Return every line of the data below that includes the string "page".

** Start of DATASET ENTRIES **

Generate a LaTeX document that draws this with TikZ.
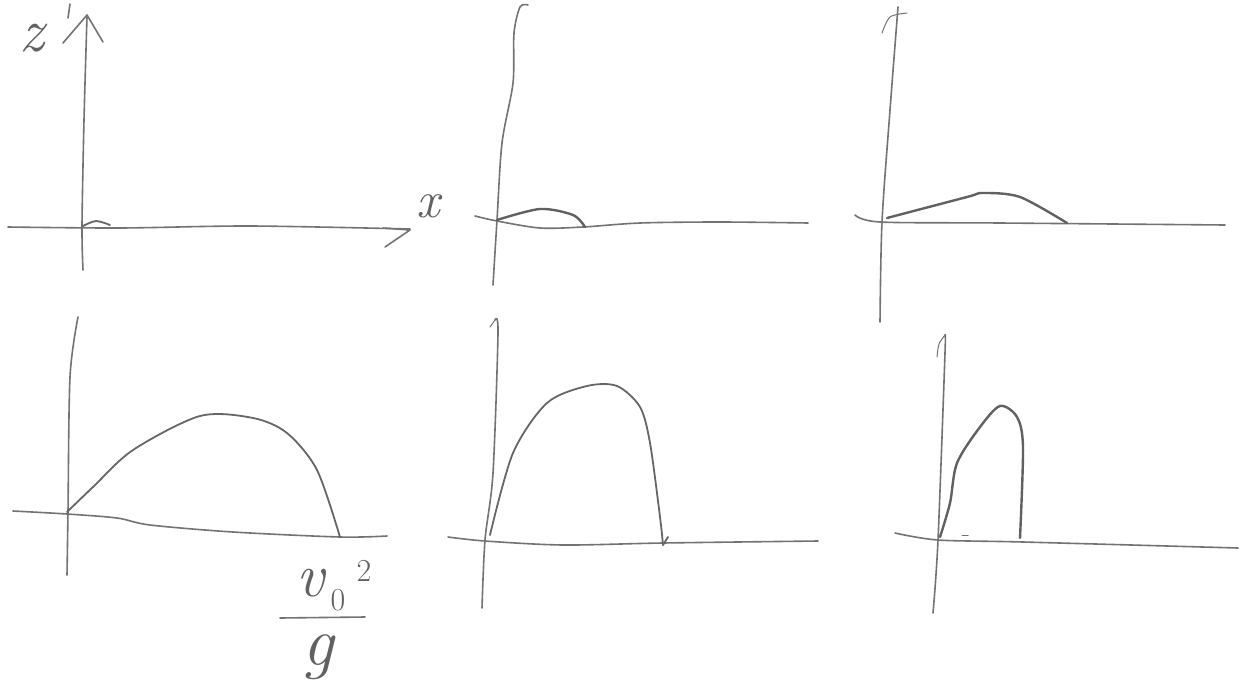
\documentclass[tikz,border=0pt]{standalone}
\usepackage{fontspec}
\setmainfont{Latin Modern Roman}
\begin{document}
\begin{tikzpicture}[x=1pt,y=-1pt,line cap=round,line join=round,
  axis/.style={draw=black!55,line width=1.6pt},
  traj/.style={draw=black!62,line width=2.4pt},
  thintraj/.style={draw=black!60,line width=1.8pt},
  lbl/.style={text=black!62,inner sep=0pt,font=\fontsize{62}{62}\selectfont\itshape},
  sublbl/.style={text=black!62,inner sep=0pt,font=\fontsize{32}{32}\selectfont}]
\useasboundingbox (0,0) rectangle (1241,685);
% ---------- panel 1 (top left) ----------
\draw[axis] plot[smooth] coordinates {(83,270) (82,226) (84,120) (87,17)};
\draw[axis] (63,43) -- (87,15) -- (103,42);
\draw[axis] (70,4) -- (68,18);
\draw[axis] plot[smooth] coordinates {(8,227) (120,228) (250,226) (410,229)};
\draw[axis] (383,228) -- (410,230) -- (385,247);
\draw[thintraj] plot[smooth] coordinates {(83,226) (96,221) (110,225)};
\node[lbl] (zlab) at (32,38) {z};
\node[lbl,font=\fontsize{52}{52}\selectfont\itshape] (xlab) at (428,206) {x};
% ---------- panel 2 (top middle) ----------
\draw[axis] plot[smooth] coordinates {(493,285) (497,220) (502,143) (513,83) (514,33) (520,7) (528,5)};
\draw[axis] plot[smooth] coordinates {(475,216) (497,221) (540,228) (583,227) (640,223) (720,222) (808,223)};
\draw[traj] plot[smooth] coordinates {(497,220) (540,209) (573,215) (585,227)};
% ---------- panel 3 (top right) ----------
\draw[axis] plot[smooth] coordinates {(880,322) (882,222) (890,110) (898,7)};
\draw[axis,line width=1pt] plot[smooth] coordinates {(882,33) (890,17) (907,13)};
\draw[axis] plot[smooth] coordinates {(855,215) (880,222) (1000,223) (1225,225)};
\draw[traj] plot[smooth] coordinates {(887,218) (967,197) (983,193) (1020,197) (1067,223)};
% ---------- panel 4 (bottom left) ----------
\draw[axis] plot[smooth] coordinates {(67,575) (68,512) (70,377) (78,317)};
\draw[axis] plot[smooth] coordinates {(13,511) (67,514) (117,518) (150,525) (233,532) (340,537) (387,536)};
\draw[thintraj] plot[smooth] coordinates {(67,512) (93,487) (133,450) (200,416) (253,418) (287,433) (317,470) (340,537)};
\node[lbl] (vlab) at (310,583) {v};
\node[sublbl] (zerolab) at (338,600) {0};
\node[sublbl] (twolab) at (364,571) {2};
\draw[axis] (280,618) -- (365,617);
\node[lbl,font=\fontsize{70}{70}\selectfont\itshape] (glab) at (318,657) {g};
% ---------- panel 5 (bottom middle) ----------
\draw[axis] plot[smooth] coordinates {(482,608) (485,540) (493,473) (498,333) (495,320)};
\draw[axis,line width=1pt] (495,320) -- (490,327);
\draw[axis] plot[smooth] coordinates {(448,537) (485,541) (563,545) (663,543) (818,541)};
\draw[thintraj] plot[smooth] coordinates {(490,535) (513,453) (547,403) (587,386) (617,386) (640,407) (650,443) (660,517) (663,545)};
\draw[thintraj] (663,545) -- (668,537);
% ---------- panel 6 (bottom right) ----------
\draw[axis] plot[smooth] coordinates {(933,613) (938,540) (945,353) (945,337)};
\draw[axis,line width=1pt] plot[smooth] coordinates {(937,357) (939,344) (945,335)};
\draw[axis] plot[smooth] coordinates {(895,533) (938,540) (1023,542) (1238,548)};
\draw[traj] plot[smooth] coordinates {(940,537) (950,503) (957,463) (980,427) (1000,406) (1017,417) (1023,447) (1020,538)};
\draw[axis,line width=1pt] (962,535) -- (968,535);
\end{tikzpicture}
\end{document}
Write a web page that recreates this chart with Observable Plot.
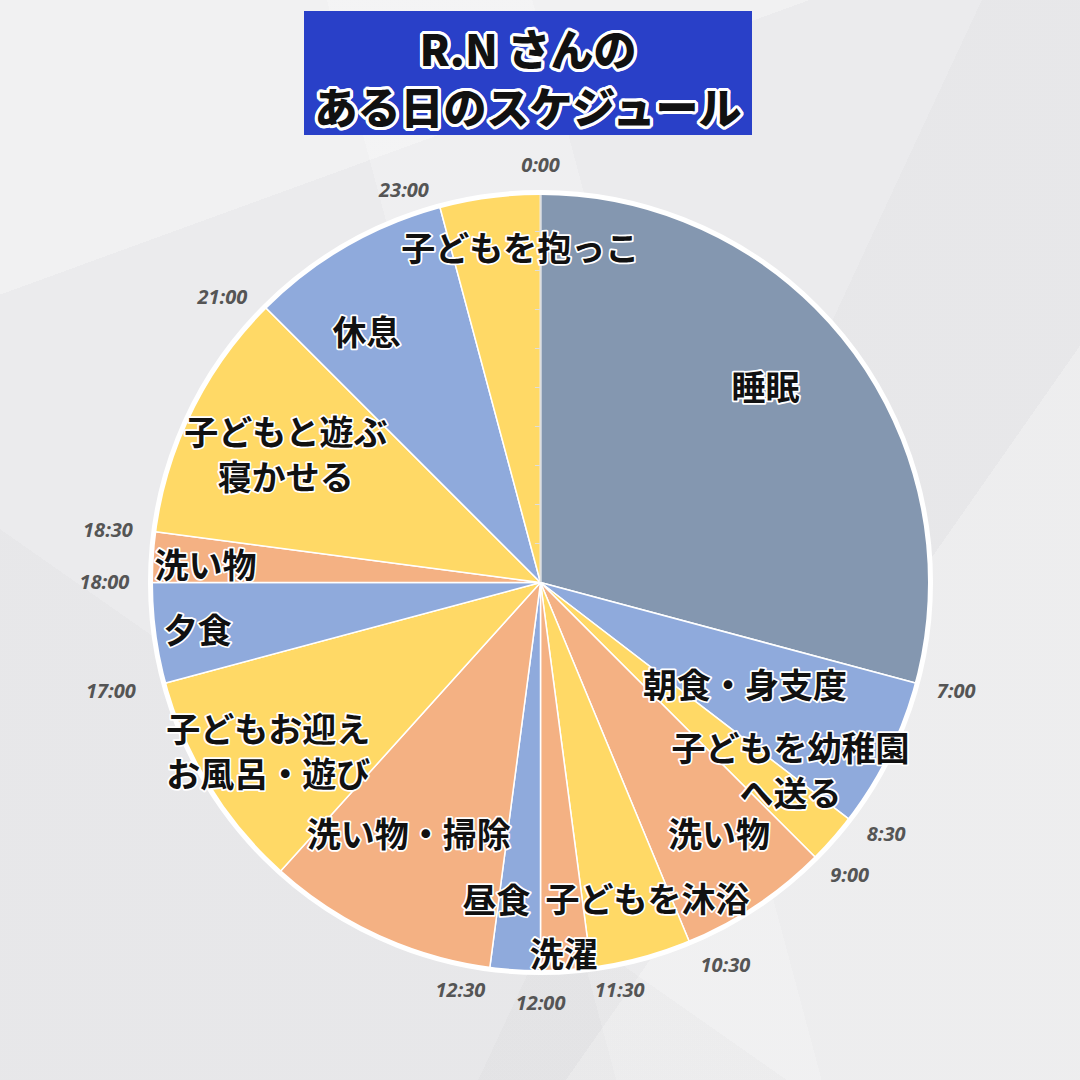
<!DOCTYPE html>
<html><head><meta charset="utf-8">
<script src="https://cdn.jsdelivr.net/npm/d3@7"></script>
<script src="https://cdn.jsdelivr.net/npm/@observablehq/plot@0.6"></script>
<style>
html,body{margin:0;padding:0;}
body{width:1080px;height:1080px;overflow:hidden;}
#wrap{position:relative;width:1080px;height:1080px;
 background:
  linear-gradient(160deg, rgba(255,255,255,.3) 0 20%, transparent 20%),
  linear-gradient(35deg, rgba(0,0,0,.015) 0 30%, transparent 30%),
  linear-gradient(-55deg, rgba(255,255,255,.25) 0 28%, transparent 28%),
  linear-gradient(115deg, transparent 62%, rgba(0,0,0,.015) 62%),
  linear-gradient(75deg, transparent 45%, rgba(255,255,255,.2) 45% 60%, transparent 60%),
  #ebebed;}
#title{position:absolute;left:304px;top:11px;width:448px;height:124px;background:#2940C8;z-index:2;
 font-family:"Noto Sans CJK JP","Noto Sans",sans-serif;font-weight:900;color:#111;text-align:center;
 text-shadow:3px 0 0 #fff,-3px 0 0 #fff,0 3px 0 #fff,0 -3px 0 #fff,2px 2px 0 #fff,-2px 2px 0 #fff,2px -2px 0 #fff,-2px -2px 0 #fff,3px 1px 0 #fff,3px -1px 0 #fff,-3px 1px 0 #fff,-3px -1px 0 #fff,1px 3px 0 #fff,-1px 3px 0 #fff,1px -3px 0 #fff,-1px -3px 0 #fff;}
#title .l1{position:absolute;left:0;right:0;top:6px;font-size:43px;line-height:60px;}
#title .l2{position:absolute;left:0;right:0;top:64px;font-size:43px;line-height:60px;}
#chart{position:absolute;left:0;top:0;z-index:1;}
</style></head>
<body><div id="wrap">
<div id="title"><div class="l1">R.N さんの</div><div class="l2">ある日のスケジュール</div></div>
<div id="chart"></div>
</div>
<script>
// ---- data ----
const activities = ["睡眠","朝食・身支度","子どもを幼稚園\nへ送る","洗い物","子どもを沐浴","洗濯","昼食","洗い物・掃除","子どもお迎え\nお風呂・遊び","夕食","洗い物","子どもと遊ぶ\n寝かせる","休息","子どもを抱っこ"];
const startHours = [0, 7, 8.5, 9, 10.5, 11.5, 12, 12.5, 14.8, 17, 18, 18.5, 21, 23];
const endHours   = [7, 8.5, 9, 10.5, 11.5, 12, 12.5, 14.8, 17, 18, 18.5, 21, 23, 24];
const kinds = ["睡眠","食事・休息","子ども","家事","子ども","家事","食事・休息","家事","子ども","食事・休息","家事","子ども","食事・休息","子ども"];
const kindOrder = ["睡眠","食事・休息","子ども","家事"];
const timeLabels = ["0:00","7:00","8:30","9:00","10:30","11:30","12:00","12:30","17:00","18:00","18:30","21:00","23:00"];

// ---- layout (not data) ----
const kindColors = ["#8497B0","#8FAADC","#FFD966","#F4B183"];
const labelPlace = [[3.25,0.767],[7.75,0.585],[8.45,0.80],[9.63,0.787],[10.75,0.854],[11.76,0.95],[12.53,0.818],[13.85,0.726],[15.89,0.82],[17.49,0.887],[18.21,0.86],[19.8,0.733],[21.69,0.785],[23.77,0.864]];
// pixel nudges of the time labels
const timeNudge = [[0,6],[7,0],[10,-6],[10,-6],[23,-8],[24,-11],[0,-2],[-25,-11],[-21,0],[-13,0],[-13,3],[-19,14],[-27,17]];
const cx = 540, cy = 582, R = 390;

const toXY = (h, r) => { const a = h / 24 * 2 * Math.PI; return [Math.sin(a) * r, Math.cos(a) * r]; };
const hourOf = s => { const [h, m] = s.split(":").map(Number); return h + m / 60; };

const slicePts = [];
activities.forEach((name, i) => {
  const s = startHours[i], e = endHours[i];
  slicePts.push({id: i, kind: kinds[i], x: 0, y: 0});
  const n = Math.max(2, Math.ceil((e - s) / 0.02));
  for (let k = 0; k <= n; k++) {
    const [x, y] = toXY(s + (e - s) * k / n, 1);
    slicePts.push({id: i, kind: kinds[i], x, y});
  }
  slicePts.push({id: i, kind: kinds[i], x: 0, y: 0});
});

const sliceLabels = activities.map((name, i) => {
  const [x, y] = toXY(labelPlace[i][0], labelPlace[i][1]);
  return {name, x, y};
});
const timePts = timeLabels.map((t, i) => {
  const [x, y] = toXY(hourOf(t), 1.085);
  return {t, x: x + timeNudge[i][0] / R, y: y - timeNudge[i][1] / R};
});
const ticks = d3.range(1, 11).map(k => ({r: k / 10}));

const chart = Plot.plot({
  width: 1080, height: 1080, margin: 0,
  style: {background: "transparent", overflow: "visible"},
  x: {domain: [-1, 1], range: [cx - R, cx + R], axis: null},
  y: {domain: [-1, 1], range: [cy + R, cy - R], axis: null},
  color: {domain: kindOrder, range: kindColors},
  marks: [
    Plot.line(slicePts, {x: "x", y: "y", z: "id", fill: "kind", stroke: "white", strokeWidth: 1.5, curve: "linear", strokeLinejoin: "round"}),
    Plot.ruleX([0], {y1: 0, y2: 1, stroke: "#dedede", strokeWidth: 1.5}),
    Plot.ruleY(ticks, {y: "r", x1: -0.013, x2: 0, stroke: "#dedede", strokeWidth: 1}),
    Plot.dot([{x: 0, y: 0}], {x: "x", y: "y", r: R, fill: "none", stroke: "white", strokeWidth: 5}),
    Plot.text(sliceLabels, {x: "x", y: "y", text: "name", fill: "#111", stroke: "white", strokeWidth: 3.5,
      fontSize: 34, fontWeight: 700, fontFamily: "'Noto Sans CJK JP', sans-serif", lineHeight: 1.32}),
    Plot.text(timePts, {x: "x", y: "y", text: "t", fill: "#555", fontSize: 20, fontWeight: "bold",
      fontStyle: "italic", fontFamily: "'Open Sans', sans-serif"})
  ]
});
document.getElementById("chart").appendChild(chart);
</script>
</body></html>
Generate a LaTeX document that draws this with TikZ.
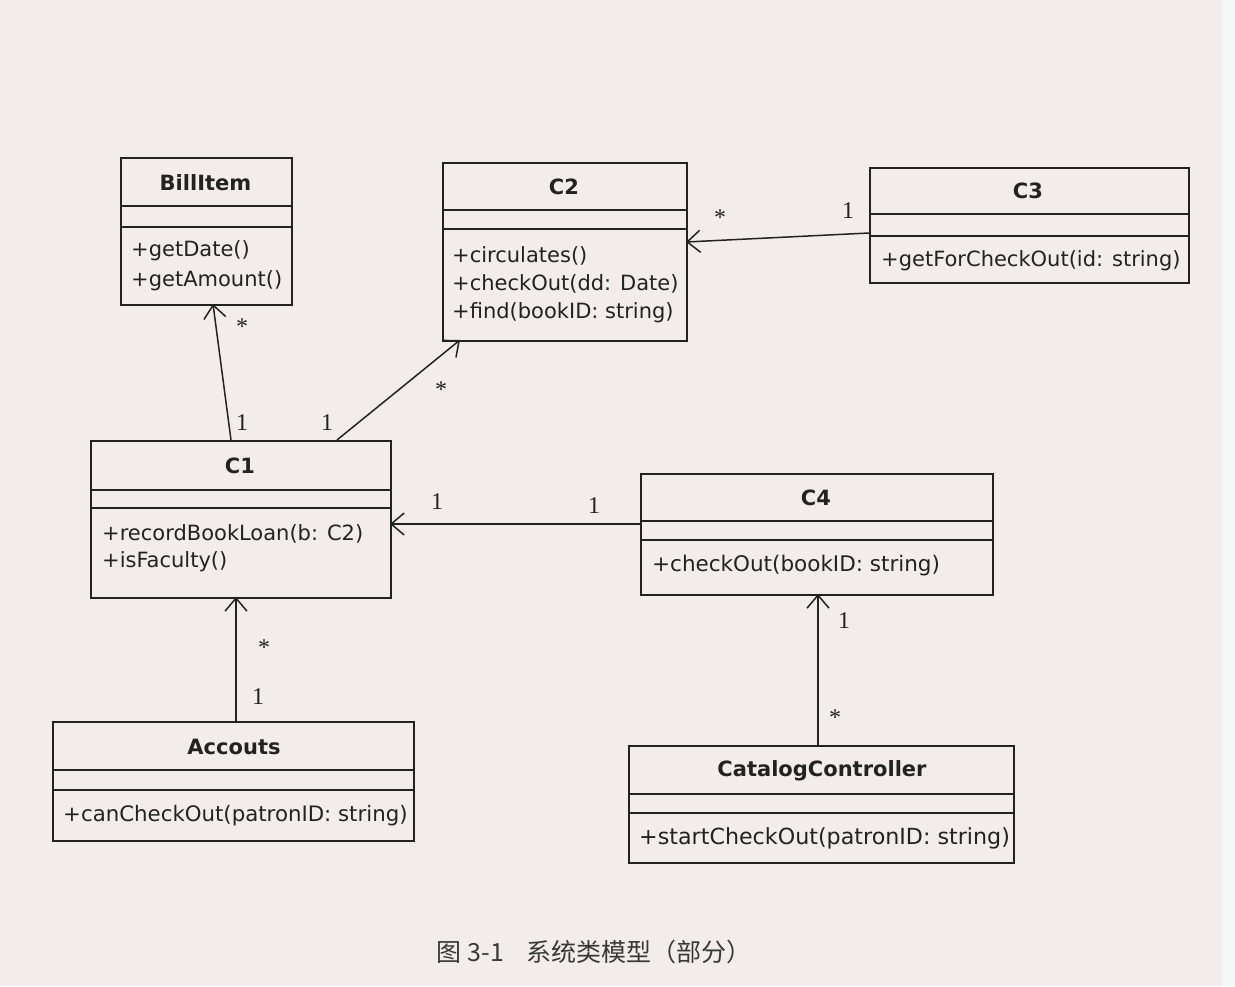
\documentclass[tikz,border=0pt]{standalone}
\usepackage{fontspec}
\setmainfont{DejaVu Sans}
\newfontfamily\numfont{Liberation Serif}
\newfontfamily\cjk{Noto Sans CJK SC}
\usetikzlibrary{arrows.meta}

\definecolor{paper}{HTML}{F2EDEC}
\definecolor{edge}{HTML}{F6F7F8}
\definecolor{ink}{HTML}{222222}

\tikzset{
  classbox/.style={draw=ink, line width=1.6pt, inner sep=0pt, anchor=north west},
  rule/.style={draw=ink, line width=1.6pt},
  title/.style={text=ink, inner sep=0pt, font=\fontsize{21}{25}\selectfont\bfseries},
  ops/.style={text=ink, inner sep=0pt, anchor=west, align=left},
  assoc/.style={draw=ink, line width=1.5pt, -{Straight Barb[length=13pt,width=22pt,line width=1.5pt]}},
  mult/.style={text=ink, inner sep=0pt, font=\fontsize{24}{28}\numfont},
  caption/.style={text=ink!90, inner sep=0pt, font=\fontsize{25}{30}\cjk},
}

\begin{document}
\begin{tikzpicture}[x=1pt, y=-1pt]
  % page
  \useasboundingbox (0,0) rectangle (1235,986);
  \fill[paper] (0,0) rectangle (1235,986);
  \fill[edge] (1222,0) rectangle (1235,986);

  % BillItem
  \node[classbox, minimum width=171pt, minimum height=147pt] (bill) at (120,157) {};
  \draw[rule] (120,206) -- (291,206);
  \draw[rule] (120,227) -- (291,227);
  \node[title] (bill-t) at (205.5,183) {BillItem};
  \node[ops, font=\fontsize{21}{30}\selectfont] (bill-m) at (131,266) {+getDate()\\+getAmount()};

  % C2
  \node[classbox, minimum width=244pt, minimum height=178pt] (c2) at (442,162) {};
  \draw[rule] (442,210) -- (686,210);
  \draw[rule] (442,229) -- (686,229);
  \node[title] (c2-t) at (564,187) {C2};
  \node[ops, font=\fontsize{21}{28}\selectfont] (c2-m) at (452,285) {+circulates()\\+checkOut(dd: Date)\\+find(bookID: string)};

  % C3
  \node[classbox, minimum width=319pt, minimum height=115pt] (c3) at (869,167) {};
  \draw[rule] (869,214) -- (1188,214);
  \draw[rule] (869,236) -- (1188,236);
  \node[title] (c3-t) at (1028,191) {C3};
  \node[ops, font=\fontsize{21}{28}\selectfont] (c3-m) at (881,261) {+getForCheckOut(id: string)};

  % C1
  \node[classbox, minimum width=300pt, minimum height=157pt] (c1) at (90,440) {};
  \draw[rule] (90,490) -- (390,490);
  \draw[rule] (90,508) -- (390,508);
  \node[title] (c1-t) at (240,466) {C1};
  \node[ops, font=\fontsize{21}{27}\selectfont] (c1-m) at (102,548.5) {+recordBookLoan(b: C2)\\+isFaculty()};

  % C4
  \node[classbox, minimum width=352pt, minimum height=121pt] (c4) at (640,473) {};
  \draw[rule] (640,521) -- (992,521);
  \draw[rule] (640,540) -- (992,540);
  \node[title] (c4-t) at (816,498) {C4};
  \node[ops, font=\fontsize{21.5}{28}\selectfont] (c4-m) at (652,566) {+checkOut(bookID: string)};

  % Accouts
  \node[classbox, minimum width=361pt, minimum height=119pt] (acc) at (52,721) {};
  \draw[rule] (52,770) -- (413,770);
  \draw[rule] (52,790) -- (413,790);
  \node[title] (acc-t) at (234,747) {Accouts};
  \node[ops, font=\fontsize{21.3}{28}\selectfont] (acc-m) at (63,816) {+canCheckOut(patronID: string)};

  % CatalogController
  \node[classbox, minimum width=385pt, minimum height=117pt] (cat) at (628,745) {};
  \draw[rule] (628,794) -- (1013,794);
  \draw[rule] (628,813) -- (1013,813);
  \node[title] (cat-t) at (822,771) {CatalogController};
  \node[ops, font=\fontsize{22.2}{28}\selectfont] (cat-m) at (639,838) {+startCheckOut(patronID: string)};

  % association end points on the class borders
  \coordinate (c1-bill) at (231,440);
  \coordinate (bill-c1) at (213,304);
  \coordinate (c1-c2) at (337,440);
  \coordinate (c2-c1) at (460,340);
  \coordinate (c3-c2) at (869,233);
  \coordinate (c2-c3) at (686,242);
  \coordinate (c4-c1) at (640,524);
  \coordinate (c1-c4) at (390,524);
  \coordinate (acc-c1) at (236,721);
  \coordinate (c1-acc) at (236,597);
  \coordinate (cat-c4) at (818,745);
  \coordinate (c4-cat) at (818,594);

  % associations
  \draw[assoc] (c1-bill) -- (bill-c1);
  \draw[assoc] (c1-c2) -- (c2-c1);
  \draw[assoc] (c3-c2) -- (c2-c3);
  \draw[assoc] (c4-c1) -- (c1-c4);
  \draw[assoc] (acc-c1) -- (c1-acc);
  \draw[assoc] (cat-c4) -- (c4-cat);

  % multiplicities
  \node[mult] (m1) at (242,423) {1};
  \node[mult] (m2) at (242,327) {*};
  \node[mult] (m3) at (327,423) {1};
  \node[mult] (m4) at (441,390) {*};
  \node[mult] (m5) at (848,211) {1};
  \node[mult] (m6) at (720,218) {*};
  \node[mult] (m7) at (437,502) {1};
  \node[mult] (m8) at (594,506) {1};
  \node[mult] (m9) at (264,648) {*};
  \node[mult] (m10) at (258,697) {1};
  \node[mult] (m11) at (844,621) {1};
  \node[mult] (m12) at (835,718) {*};

  % figure caption
  \node[caption] (cap) at (594,952) {图 3-1\hspace{22pt}系统类模型（部分）};
\end{tikzpicture}
\end{document}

** End of DATASET ENTRIES **

RESULT OF THE TASK
Write a web page that recreates this chart with Observable Plot.
  % page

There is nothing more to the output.